🚪 THE DOORS – A BAND THAT DIDN’T KNOCK, ONLY ENTERED
The Doors never asked for permission. They didn’t blend in, didn’t explain themselves, and didn’t soften the edges to be loved. From the moment Jim Morrison stepped onto a stage and stared back at the audience like a prophet who doubted his own god, The Doors felt less like a rock band and more like a disturbance.
They weren’t built to last. They were built to burn, to provoke, and to leave scars behind. And in doing so, they created a body of work that still feels dangerous decades later.

🌵 Los Angeles, Not London
Unlike many of their contemporaries, The Doors didn’t come from blues clubs or British traditions. They were born in Los Angeles — a city of illusion, freeways, deserts, and spiritual emptiness. Jim Morrison and Ray Manzarek met on Venice Beach, two film-school minds talking about poetry, philosophy, and the void.
This wasn’t a band formed to dance. It was a band formed to confront. From the start, The Doors sounded cinematic, eerie, and unsettling. Manzarek’s organ replaced the bass guitar, giving their music a hollow, hypnotic pulse. It felt like something echoing from inside a cave — or inside a mind.
🎤 Jim Morrison – The Poet Who Refused Safety
Jim Morrison didn’t sing; he incanted. His voice was deep, ritualistic, and deliberate, as if he was reading ancient texts instead of rock lyrics. He was obsessed with death, freedom, and the idea of breaking through psychological doors into something rawer and more honest.
Onstage, Morrison wasn’t performing a role. He was testing limits — his own, the audience’s, and society’s. Sometimes he mesmerized. Sometimes he self-destructed. He drank, provoked police, challenged authority, and treated concerts like social experiments rather than entertainment.
🕯️ Light My Fire – And Burn Everything Else
When “Light My Fire” became a hit, The Doors found themselves trapped inside a contradiction. They were suddenly popular — but popularity was the very thing Morrison distrusted. Radio edits shortened their long instrumental sections. Television appearances demanded restraint.

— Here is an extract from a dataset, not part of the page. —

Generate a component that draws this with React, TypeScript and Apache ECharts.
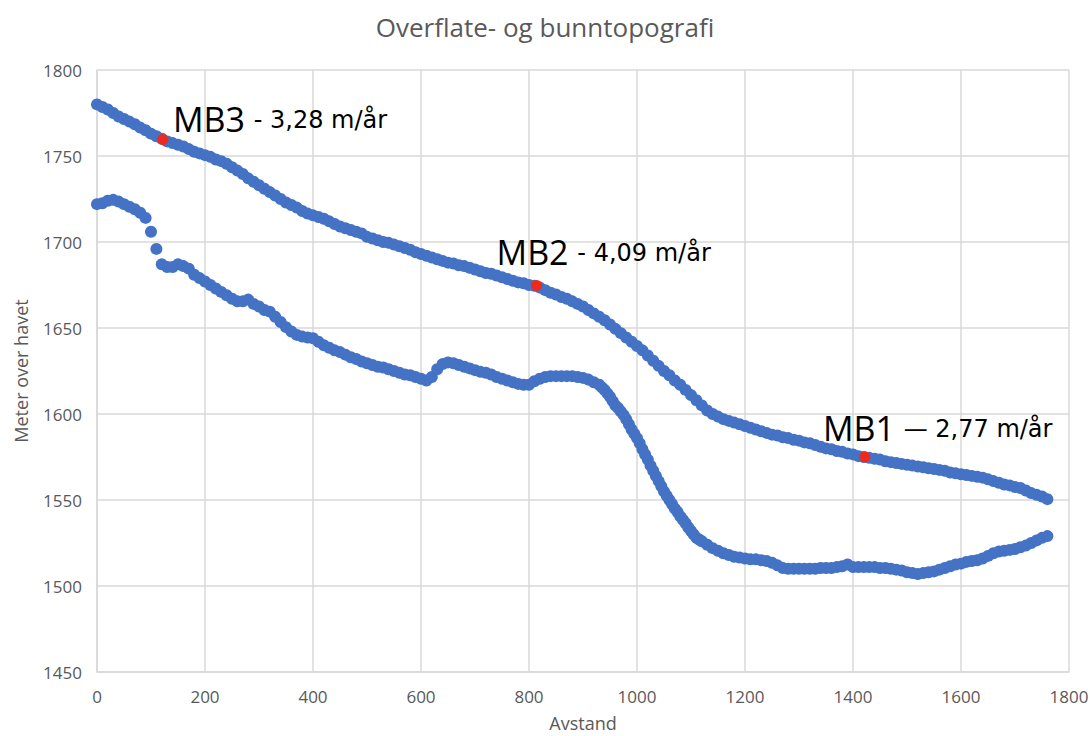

Morrison resisted in the only way he knew how: by refusing to play along. He sang lines differently on live television, stared down producers, and sabotaged the clean image expected of a hit band. Fame didn’t tame The Doors. It aggravated them.

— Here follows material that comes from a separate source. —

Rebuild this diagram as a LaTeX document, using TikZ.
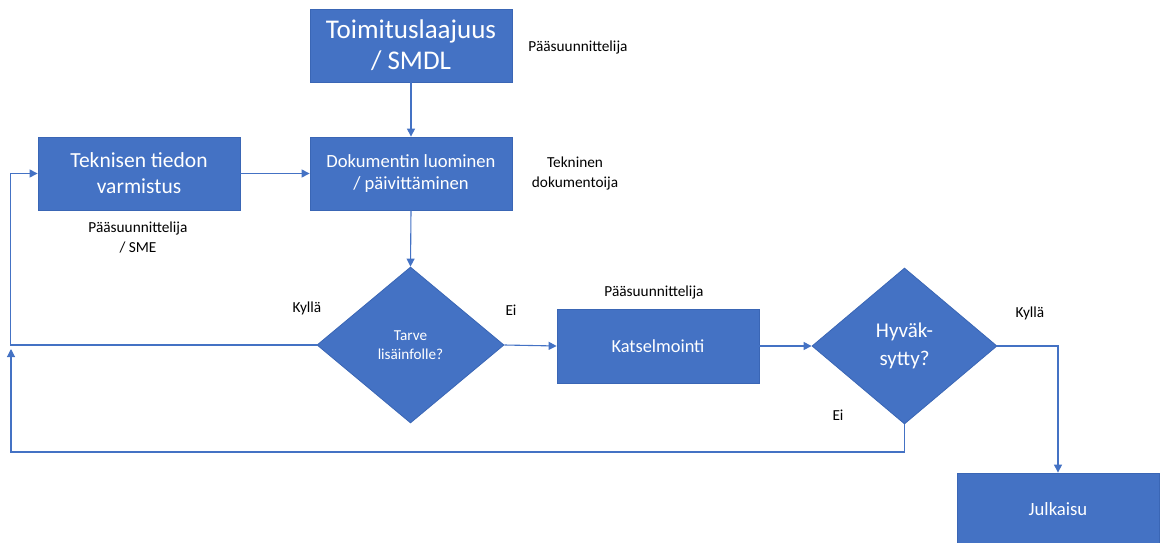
\documentclass[tikz,border=0pt]{standalone}
\usepackage{fontspec}
\setmainfont{Carlito}
\usetikzlibrary{shapes.geometric,arrows.meta}
\definecolor{office}{HTML}{4472C4}
\definecolor{officeedge}{HTML}{3A66B5}
\tikzset{
  boxnode/.style={rectangle, fill=office, draw=officeedge, line width=0.8pt, text=white, align=center, minimum width=202pt, minimum height=73pt, inner sep=0pt},
  decnode/.style={diamond, fill=office, draw=officeedge, line width=0.8pt, text=white, align=center, inner sep=0pt},
  arr/.style={draw=office, line width=1.1pt, -{Triangle[length=8pt,width=8pt]}},
  plainline/.style={draw=office, line width=1.1pt},
  lbl/.style={text=black, align=center, font=\fontsize{15.3}{20}\selectfont, inner sep=0pt}
}
\begin{document}
\begin{tikzpicture}[x=1pt,y=-1pt]
\useasboundingbox (0,0) rectangle (1160,543);
\clip (0,0) rectangle (1160,543);
% boxes
\node[boxnode, font=\fontsize{27}{31}\selectfont] (toim) at (411,45.5) {Toimituslaajuus\\/ SMDL};
\node[boxnode, font=\fontsize{18.6}{21.5}\selectfont] (doku) at (411,173.5) {Dokumentin luominen\\/ päivittäminen};
\node[boxnode, font=\fontsize{21.5}{26}\selectfont] (tekn) at (139,173.5) {Teknisen tiedon\\varmistus};
\node[boxnode, minimum height=74pt, font=\fontsize{18.4}{22}\selectfont] (kats) at (658,346) {Katselmointi};
\node[boxnode, font=\fontsize{18.7}{22}\selectfont] (julk) at (1058,509.5) {Julkaisu};
% decisions
\node[decnode, minimum width=187pt, minimum height=156pt, font=\fontsize{15.2}{19}\selectfont] (tarve) at (410.5,345) {Tarve\\lisäinfolle?};
\node[decnode, minimum width=185pt, minimum height=156pt, font=\fontsize{21}{28}\selectfont] (hyv) at (904.5,346) {Hyväk-\\sytty?};
% helper coordinates
\coordinate (lb) at (11,452);
\coordinate (lt) at (11,349);
% connectors
\draw[arr] (toim.south) -- (doku.north);
\draw[arr] (tekn.east) -- (doku.west);
\draw[arr] (doku.south) -- (tarve.north);
\draw[arr] (tarve.east) -- (kats.west);
\draw[arr] (kats.east) -- (hyv.west);
\draw[arr] (hyv.east) -| (julk.north);
\draw[arr] (tarve.west) -| ([xshift=-27pt]tekn.west) -- (tekn.west);
\draw[arr] (hyv.south) |- (lb) -- (lt);
% labels
\node[lbl] (l1) at (578,47) {Pääsuunnittelija};
\node[lbl] (l2) at (575,173) {Tekninen\\dokumentoija};
\node[lbl] (l3) at (138,238) {Pääsuunnittelija\\/ SME};
\node[lbl] (l4) at (307,308) {Kyllä};
\node[lbl] (l5) at (511,310) {Ei};
\node[lbl] (l6) at (654,292) {Pääsuunnittelija};
\node[lbl] (l7) at (1030,313) {Kyllä};
\node[lbl] (l8) at (838,415) {Ei};
\end{tikzpicture}
\end{document}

🐍 The Lizard King Declares Himself
By the time Strange Days and Waiting for the Sun arrived, Morrison had fully embraced his myth. He called himself the Lizard King — part joke, part warning. The lyrics grew darker, more surreal. Songs felt less like stories and more like hallucinations.
“The End” wasn’t just a song; it was a psychological breakdown set to music. Incest, murder, rebirth — nothing was off-limits. The Doors weren’t trying to shock for attention. They were documenting the chaos Morrison carried inside him.

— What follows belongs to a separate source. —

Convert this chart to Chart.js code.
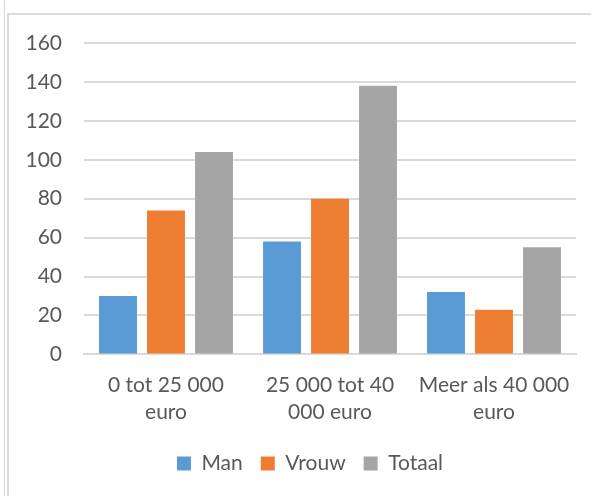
<!DOCTYPE html>
<html>
<head>
<meta charset="utf-8">
<script src="https://cdn.jsdelivr.net/npm/chart.js"></script>
<style>
  body { margin: 0; background: #fff; }
  #page { position: relative; width: 591px; height: 496px; overflow: hidden; }
  #outer { position: absolute; left: 4px; top: 0; width: 1px; height: 496px; background: #d6d6d6; }
  #frame { position: absolute; left: 7px; top: 13px; width: 584px; height: 483px;
           border-left: 2px solid #dcdcdc; border-top: 2px solid #dcdcdc; box-sizing: border-box; }
  #wrap { position: absolute; left: 0; top: 0; width: 591px; height: 496px; }
</style>
</head>
<body>
<div id="page">
  <div id="outer"></div>
  <div id="frame"></div>
  <div id="wrap"><canvas id="myChart"></canvas></div>
</div>
<script>
const categories = [['0 tot 25 000', 'euro'], ['25 000 tot 40', '000 euro'], ['Meer als 40 000', 'euro']];
const man = [30, 58, 32];
const vrouw = [74, 80, 23];
const totaal = [104, 138, 55];

Chart.defaults.font.family = 'Lato, "Open Sans", sans-serif';
Chart.defaults.font.size = 21;
Chart.defaults.color = '#595959';

// legend in the original sits a bit right of the page centre
const shiftLegend = {
  id: 'shiftLegend',
  afterLayout(chart) {
    chart.legend.left += 22;
    chart.legend.right += 22;
  }
};

const ctx = document.getElementById('myChart');

new Chart(ctx, {
  type: 'bar',
  data: {
    labels: categories,
    datasets: [{
      label: 'Man',
      data: man,
      backgroundColor: '#5B9BD5'
    }, {
      label: 'Vrouw',
      data: vrouw,
      backgroundColor: '#ED7D31'
    }, {
      label: 'Totaal',
      data: totaal,
      backgroundColor: '#A5A5A5'
    }]
  },
  options: {
    responsive: true,
    maintainAspectRatio: false,
    animation: false,
    datasets: {
      bar: {
        barPercentage: 0.79,
        categoryPercentage: 0.878
      }
    },
    layout: {
      padding: { left: 0, right: 15, top: 43, bottom: 12 }
    },
    scales: {
      x: {
        grid: { display: false },
        border: { color: '#d9d9d9', width: 2 },
        ticks: { padding: 9, maxRotation: 0, autoSkip: false, font: { lineHeight: 1.3 } }
      },
      y: {
        min: 0,
        max: 160,
        ticks: { stepSize: 20, padding: 22 },
        grid: { color: '#d9d9d9', lineWidth: 2, drawTicks: false },
        border: { display: false },
        afterFit: function (scale) { scale.width = 84; }
      }
    },
    plugins: {
      legend: {
        position: 'bottom',
        labels: {
          boxWidth: 14,
          boxHeight: 14,
          padding: 18
        }
      },
      tooltip: { enabled: false }
    }
  },
  plugins: [shiftLegend]
});
</script>
</body>
</html>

🚓 Chaos, Arrests, and the Price of Freedom
As Morrison spiraled, so did the band’s relationship with the outside world. Arrests, canceled shows, and public scandals followed them everywhere. Some fans came for the music. Others came to watch the disaster unfold.
Behind the scenes, the rest of the band — Ray Manzarek, Robby Krieger, and John Densmore — struggled to keep the music intact while Morrison drifted further away. They weren’t saints, but they were musicians trying to hold structure together while the frontman dissolved.
🕊️ Soft Parade, Hard Reality
By the time The Soft Parade was released, cracks were visible. The album experimented with horns and orchestration, but it felt disconnected — a band searching for stability while its center was collapsing. Morrison was less reliable, less present, and increasingly uninterested in rock stardom.
He began to see himself as a poet trapped in a pop singer’s body. Music was no longer enough. He wanted silence, anonymity, and escape.
🕯️ L.A. Woman – One Last Clear Vision
L.A. Woman was a return to rawness. Bluesy, loose, and grounded, it sounded like a band briefly aligned again. Morrison’s voice was deeper, heavier, and calmer — as if exhaustion had stripped away the need to provoke.
Songs like “Riders on the Storm” felt like farewells. There was danger still, but also clarity. Shortly after recording, Morrison left for Paris, seeking distance from the chaos he helped create.
⚰️ Death Without Closure
Jim Morrison died in Paris in 1971 at the age of 27. No official cause. No final performance. No redemption arc. Just silence. The Doors continued briefly without him, but everyone knew the door had closed.
Unlike other legends, Morrison didn’t leave behind a lesson or a tidy narrative. He left questions. And maybe that was the point.
🔥 The Doors’ Legacy – Music as a Threshold
The Doors didn’t invent psychedelic rock, poetry in music, or rebellion. But they fused them into something confrontational and unsettling. They treated songs like rituals, albums like journeys, and concerts like confrontations with the self.
They weren’t safe. They weren’t consistent. And they were never meant to be comfortable.
The Doors didn’t knock. They entered — and once inside, they never let you forget what you saw.